Monolith applications are wonderful for getting something to work up and running as soon as possible. At the same time monoliths are one of the worst architecture patterns when it comes to solving big nasty complex problems. So, the answer here is yes sure, give the business a way to create the simplistic initial applications and gain an initial level of productivity without the need of IT, but then we must mitigate the challenge of shadow IT and building on to apps that were never designed to scale. The good news is we can use proper architecture principles with the tools and platforms Microsoft has provided, but at the same time it is going to cause many IT departments problems when this new super power is inevitably abused.
Doing Our Part as Experts
The challenge for us as the expert practitioners is to understand Microsoft’s perspective in creating their platforms. When we are designing and building applications, we still need to keep in mind how an enterprise application should be built regardless of what may be promoted. Enterprise architecture is a requirement for enterprise class applications with thousands of users, integrations and geo-distributed consumption scenarios. Let’s be honest. Designing applications that can scale and perform under enterprise scenarios increases implementation complexity and requires more time to build. Ultimately the goal should be to create something that will continue to provide business value over time that is also maintainable and easy to enhance. I can’t tell you how many systems I’ve come across over the years that were initially proclaimed as a success that required a significant effort to upgrade let alone migrate to the cloud. While many project teams see go live as the even that defines success it’s just the beginning of the journey (at least for the customer). Most well-designed systems have a life span that far exceeds the development effort and that should be the expectation. When we use patterns that don’t lend themselves to adaptability and fundamentally breaks one of the main selling points of the platform which is easy upgrades and enhancements, we do ourselves and the business a disservice.

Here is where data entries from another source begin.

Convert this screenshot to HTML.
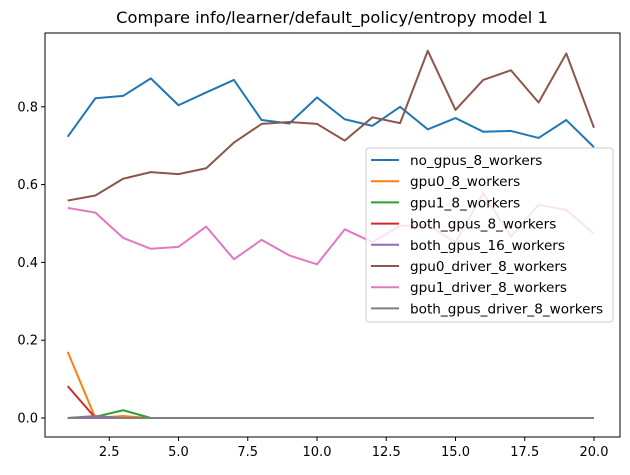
<!DOCTYPE html>
<html><head><meta charset="utf-8"><style>
body{margin:0;background:#fff;font-family:"Liberation Sans","DejaVu Sans",sans-serif}
svg text{font-family:"DejaVu Sans","Liberation Sans",sans-serif}
</style></head><body>
<svg id="chart" width="630" height="470" xmlns="http://www.w3.org/2000/svg">
<text x="332" y="23" font-size="16.3" text-anchor="middle">Compare info/learner/default_policy/entropy model 1</text>
<g id="grid"></g><g id="lines"></g>
<rect x="45" y="33" width="575" height="404" fill="none" stroke="#000" stroke-width="1"/>
<g id="ticks"></g><g id="legend"></g>
</svg>
<script>
const xs=[1,2,3,4,5,6,7,8,9,10,11,12,13,14,15,16,17,18,19,20];
const noGpus8=[0.723,0.822,0.828,0.873,0.804,0.837,0.869,0.766,0.757,0.824,0.768,0.751,0.800,0.742,0.771,0.736,0.738,0.720,0.766,0.696];
const gpu0_8=[0.17,0,0.005,0,0,0,0,0,0,0,0,0,0,0,0,0,0,0,0,0];
const gpu1_8=[0,0.003,0.02,0,0,0,0,0,0,0,0,0,0,0,0,0,0,0,0,0];
const both8=[0.082,0,0,0,0,0,0,0,0,0,0,0,0,0,0,0,0,0,0,0];
const both16=[0,0,0,0,0,0,0,0,0,0,0,0,0,0,0,0,0,0,0,0];
const gpu0Driver8=[0.559,0.572,0.615,0.632,0.627,0.642,0.708,0.756,0.761,0.756,0.713,0.773,0.758,0.944,0.792,0.869,0.894,0.811,0.937,0.746];
const gpu1Driver8=[0.540,0.528,0.463,0.435,0.440,0.492,0.408,0.458,0.418,0.395,0.485,0.452,0.494,0.496,0.452,0.578,0.466,0.548,0.535,0.473];
const bothDriver8=[0,0.005,0,0,0,0,0,0,0,0,0,0,0,0,0,0,0,0,0,0];
const seriesNames=["no_gpus_8_workers","gpu0_8_workers","gpu1_8_workers","both_gpus_8_workers","both_gpus_16_workers","gpu0_driver_8_workers","gpu1_driver_8_workers","both_gpus_driver_8_workers"];
const seriesData=[noGpus8,gpu0_8,gpu1_8,both8,both16,gpu0Driver8,gpu1Driver8,bothDriver8];
const colors=["#1f77b4","#ff7f0e","#2ca02c","#d62728","#9467bd","#8c564b","#e377c2","#7f7f7f"];
const xTicks=[2.5,5.0,7.5,10.0,12.5,15.0,17.5,20.0];
const yTicks=[0.0,0.2,0.4,0.6,0.8];
const NS="http://www.w3.org/2000/svg";
function X(v){return 67.7+(v-1)*27.7;}
function Y(v){return 418-v*389;}
function mk(t,a,p){const e=document.createElementNS(NS,t);for(const k in a)e.setAttribute(k,a[k]);p.appendChild(e);return e;}
const lines=document.getElementById('lines'),ticks=document.getElementById('ticks'),leg=document.getElementById('legend');
seriesData.forEach((d,i)=>{
 const pl=mk('polyline',{points:d.map((v,j)=>X(xs[j])+','+Y(v)).join(' '),fill:'none',stroke:colors[i],'stroke-width':2,'stroke-linejoin':'round'},lines);
 
 
});
xTicks.forEach(v=>{
 const x=X(v);
 const l=mk('line',{x1:x,x2:x,y1:437,y2:441,stroke:'#000'},ticks);
 
 
 const t=mk('text',{x:x,y:456,'font-size':13,'text-anchor':'middle'},ticks);t.textContent=v.toFixed(1);
 
 
});
yTicks.forEach(v=>{
 const y=Y(v);
 const l=mk('line',{x1:41,x2:45,y1:y,y2:y,stroke:'#000'},ticks);
 
 
 const t=mk('text',{x:38,y:y+4.5,'font-size':13,'text-anchor':'end'},ticks);t.textContent=v.toFixed(1);
 
 
});
const box=mk('rect',{x:366,y:148,width:247,height:174,rx:3,fill:'#fff','fill-opacity':0.8,stroke:'#ccc'},leg);


seriesNames.forEach((n,i)=>{
 const y=160+i*21.2;
 const g=mk('g',{},leg);
 
 
 mk('line',{x1:371,x2:399,y1:y,y2:y,stroke:colors[i],'stroke-width':2},g);
 const t=mk('text',{x:410,y:y+5,'font-size':13.6},g);t.textContent=n;
});
</script>
</body></html>
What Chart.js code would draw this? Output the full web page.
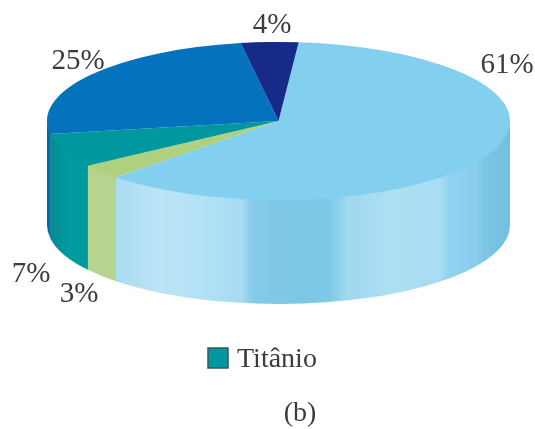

What does all the mean at the end of the day. Stop looking at systems as an all-in-one build. While there are modules to Dynamics, and we can create apps don’t automatically entangle multiple user classes and use cases in the system. While it’s cheaper for the customer to run a single instance of a system the cost comes when you lose the flexibility to for example, separate the sales system from the customer service systems. Think of them as two separate application domains that happen to share the same data store. While this is easier said than done given the current toolset it will promote better system designs and models than simply lumping everything into one big ball of mud.